Task prompt
Make an exact copy of all the data.

Data extract
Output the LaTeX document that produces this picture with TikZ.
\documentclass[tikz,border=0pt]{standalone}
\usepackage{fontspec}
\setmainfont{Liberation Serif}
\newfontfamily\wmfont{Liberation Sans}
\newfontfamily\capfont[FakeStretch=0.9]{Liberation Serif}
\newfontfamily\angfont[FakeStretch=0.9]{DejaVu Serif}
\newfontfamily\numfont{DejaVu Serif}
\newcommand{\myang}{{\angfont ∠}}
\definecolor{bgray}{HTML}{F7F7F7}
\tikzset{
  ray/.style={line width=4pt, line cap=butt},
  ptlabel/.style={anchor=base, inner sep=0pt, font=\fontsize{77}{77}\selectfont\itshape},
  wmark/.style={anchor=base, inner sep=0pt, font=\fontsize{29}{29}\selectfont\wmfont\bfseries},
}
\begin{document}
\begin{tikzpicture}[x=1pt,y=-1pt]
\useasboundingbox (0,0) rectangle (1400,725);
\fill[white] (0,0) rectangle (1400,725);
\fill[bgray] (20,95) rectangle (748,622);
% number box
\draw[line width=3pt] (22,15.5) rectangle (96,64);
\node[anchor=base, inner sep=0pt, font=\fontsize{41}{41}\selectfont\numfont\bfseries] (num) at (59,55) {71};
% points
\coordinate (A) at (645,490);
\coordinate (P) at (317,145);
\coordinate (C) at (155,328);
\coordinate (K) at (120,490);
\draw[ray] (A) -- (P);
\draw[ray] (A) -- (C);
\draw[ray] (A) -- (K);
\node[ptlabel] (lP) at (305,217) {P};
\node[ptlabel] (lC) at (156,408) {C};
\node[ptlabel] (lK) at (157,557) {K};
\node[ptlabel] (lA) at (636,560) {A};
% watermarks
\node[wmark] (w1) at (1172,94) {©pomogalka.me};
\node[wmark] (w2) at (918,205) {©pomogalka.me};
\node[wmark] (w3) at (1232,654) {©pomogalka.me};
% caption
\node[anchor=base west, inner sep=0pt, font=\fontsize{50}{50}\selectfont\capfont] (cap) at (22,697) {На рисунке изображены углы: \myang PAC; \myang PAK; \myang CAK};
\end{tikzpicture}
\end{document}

Finished answer
Output the LaTeX document that produces this picture with TikZ.
\documentclass[tikz,border=0pt]{standalone}
\usepackage{fontspec}
\setmainfont{Liberation Serif}
\newfontfamily\wmfont{Liberation Sans}
\newfontfamily\capfont[FakeStretch=0.9]{Liberation Serif}
\newfontfamily\angfont[FakeStretch=0.9]{DejaVu Serif}
\newfontfamily\numfont{DejaVu Serif}
\newcommand{\myang}{{\angfont ∠}}
\definecolor{bgray}{HTML}{F7F7F7}
\tikzset{
  ray/.style={line width=4pt, line cap=butt},
  ptlabel/.style={anchor=base, inner sep=0pt, font=\fontsize{77}{77}\selectfont\itshape},
  wmark/.style={anchor=base, inner sep=0pt, font=\fontsize{29}{29}\selectfont\wmfont\bfseries},
}
\begin{document}
\begin{tikzpicture}[x=1pt,y=-1pt]
\useasboundingbox (0,0) rectangle (1400,725);
\fill[white] (0,0) rectangle (1400,725);
\fill[bgray] (20,95) rectangle (748,622);
% number box
\draw[line width=3pt] (22,15.5) rectangle (96,64);
\node[anchor=base, inner sep=0pt, font=\fontsize{41}{41}\selectfont\numfont\bfseries] (num) at (59,55) {71};
% points
\coordinate (A) at (645,490);
\coordinate (P) at (317,145);
\coordinate (C) at (155,328);
\coordinate (K) at (120,490);
\draw[ray] (A) -- (P);
\draw[ray] (A) -- (C);
\draw[ray] (A) -- (K);
\node[ptlabel] (lP) at (305,217) {P};
\node[ptlabel] (lC) at (156,408) {C};
\node[ptlabel] (lK) at (157,557) {K};
\node[ptlabel] (lA) at (636,560) {A};
% watermarks
\node[wmark] (w1) at (1172,94) {©pomogalka.me};
\node[wmark] (w2) at (918,205) {©pomogalka.me};
\node[wmark] (w3) at (1232,654) {©pomogalka.me};
% caption
\node[anchor=base west, inner sep=0pt, font=\fontsize{50}{50}\selectfont\capfont] (cap) at (22,697) {На рисунке изображены углы: \myang PAC; \myang PAK; \myang CAK};
\end{tikzpicture}
\end{document}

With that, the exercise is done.